Last night after dinner, Stuart was fighting off a cold in the bedroom and I was doing some work online when his half-paused game of San Andreas caught my eye in the living room, so I turned it on and tooled around stealing cars for a while. I don’t really like the plot-line elements of the game but it sure is fun to steal cars and then wreck them and then harass pedestrians.
Stuart was lured from his lair and decided to show me how to fly a plane. So I drove to the airport and got in a plane, and he told me how to tilt the wings just so and step on the gas and taxi down the runway and lift in the air and now put my wheels away and hey! I was flying a plane!
After flying through clouds for a few minutes I decided I wanted to see the virtual sights so I started to dip back down through the clouds and BAM, I SLAMMED INTO A BUILDING and Stuart kept yelling “hit triangle! triangle!” but of course, I couldn’t just get my pilot out by hitting triangle because my pilot was a conscientious pilot who’d strapped himself into the cockpit with a nice secure seatbelt and instead of remembering to hit triangle to get himself out of that cockpit he choked on his in-flight peanuts as fiery death consumed him, OBVIOUSLY, so triangle wasn’t helping, thanks.

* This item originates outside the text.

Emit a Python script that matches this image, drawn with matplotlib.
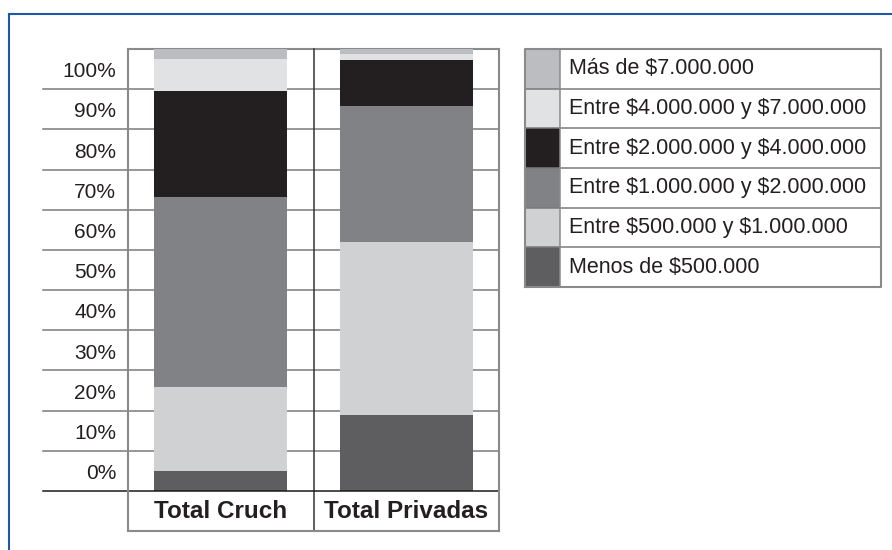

Only when I’d thrown the controller into Stuart’s lap and was clinging to his teeshirt with freshly sharp manicured nails and mewling did I realize the problem, the problem that hitting triangle could never solve. “You know what?” I squeaked. “One of my actual recurring nightmares is to be asked to fly a plane that I don’t really know how to fly but I figure, hey, it’s just like driving a car except with thrust and in-flight peanuts and so I agree to fly the plane and I’m flying along with a sense of false confidence and then BAM I SLAM INTO A BUILDING.”
Stuart said, “oh.”
If I never do that in a video game every again, it will be four days and four sweat-drenched nights too soon.